Нуме было уже сорок лет, когда прибыли из Рима посланники для призвания его на царство. Прокул и Велес говорили ему речи. Одного из них народ прежде был склонен избрать в цари. Граждане Ромула более благоприятствовали Прокулу, Татия – Велесу. Речи их были кратки; они думали, что Нума будет обрадован сим счастьем. Но, против чаяния, им стоило великих трудов, многих речей и молений убедить человека, проведшего жизнь свою в тишине и мире, сделаться главой города, некоторым образом родившегося и взросшего в бранях. Нума в присутствии отца своего и Марция, одного из своих родственников, говорил посланникам, что всякая перемена в человеческой жизни опасна; что одна лишь безрассудность может заставить переменить обыкновенный образ жизни того, кто не имеет недостатка в нужном, ни причины жаловаться на настоящее; что состояние его, если не другим чем, по крайней мере постоянством своим предпочтительнее неизвестности будущего; напротив того, не безызвестны ему опасности царского сана, судя по тому, что случилось с Ромулом; какое жестокое падало на него подозрение в убиении соначальствующего Татия; сколь было сильно подозрение на сенаторов по его смерти: как будто он убит ими, несмотря на то что они прославляют Ромула сыном богов, уверяют, что он воспитан богами и чудесным образом ими спасен во младенчестве. «Но вам известно, – продолжал он, – что я происхожу от смертных; воспитан, образован людьми, которых вы знаете. Все, что в жизни моей заслуживает внимания – тихая, спокойная жизнь, беспечное упражнение в науках, – суть свойства человека, не сотворенного для царствования. Велика во мне любовь к миру, вместе со мной возросшая, любовь ко всему невоинственному, к этим людям, которые собираются единственно для поклонения богам и для дружеского угощения, в прочее же время обрабатывают землю или пасут стада. Но Ромул оставил вам, может быть, многие непроизвольные брани, и, чтобы вести их, государство имеет нужду в царе пылких свойств и цветущих лет. Самое счастье произвело в народе склонность к войне. Всем известно, что римляне хотят распространить власть свою и обладать другими. Служа богами, научая город, которому более нужен полководец, нежели царь, чтить справедливость, ненавидеть войну и насилие, я бы подвергся лишь посмеянию!»

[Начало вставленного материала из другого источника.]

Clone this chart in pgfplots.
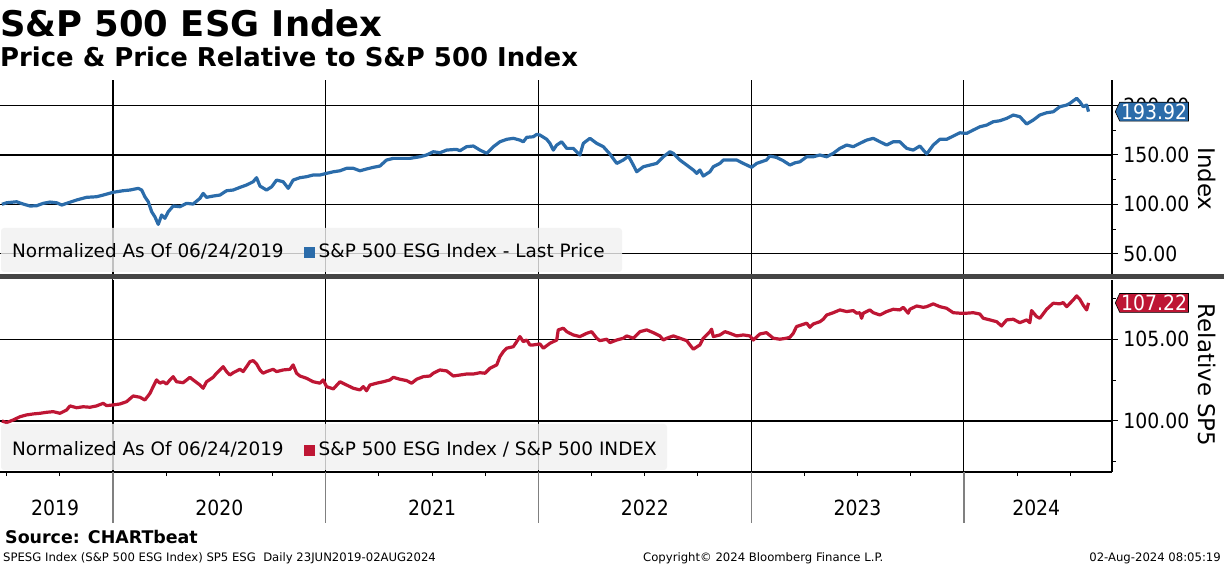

Таким образом, Нума отказывался от царства. Римляне употребили все усилия, просили его, заклинали не ввергнуть их в новые мятежи и междоусобную войну, ибо нет ни одного человека, к которому бы обе стороны равно были склонны. По удалении их отец его и Марций приступили к Нуме, увещевая его принять этот великий и божественный дар. «Хотя ты, – говорили они, – не имеешь нужды в богатстве, довольствуясь своим состоянием; хотя не прельщает тебя слава власти и могущества, обладая славой добродетели, все прочее превышающей; но управление царством должен ты почитать служением богу, который возносит толикую справедливость, какова твоя, и не оставляет ее в бездейственном усыплении. Не убегай, не отвергай власти. Для мудрого она есть поле к произведению великих и прекрасных подвигов. На этом-то поприще можешь ты с должным великолепием почтить богов, смягчить к богопочитанию сердца людей – они скоро и легко переменяются властителем. Эти самые люди полюбили Татия, хотя иноплеменного владетеля, и памяти Ромуловой оказывают божественные почести. Кто знает, может быть, этот победоносный народ пресыщен уже войной; может быть, обремененный триумфами и добычей, желает иметь над собой правителя кроткого, друга справедливости, для введения благоустройства и утверждения мира. Но если они объяты совершенно неистовой и яростной к войне страстью, то не лучше ли обратить в другую сторону стремление их, приняв в руки бразды правления, и соединить отечество и сабинский народ узами благосклонности и дружбы с городом воинственным и могущественным?» К представлениям их, как повествуют, присоединились благие предзнаменования; старание и просьбы сограждан, которые, узнавши об этом посольстве, умоляли Нуму идти в Рим и принять правление, дабы ввести согласие и теснейший союз между двумя народами.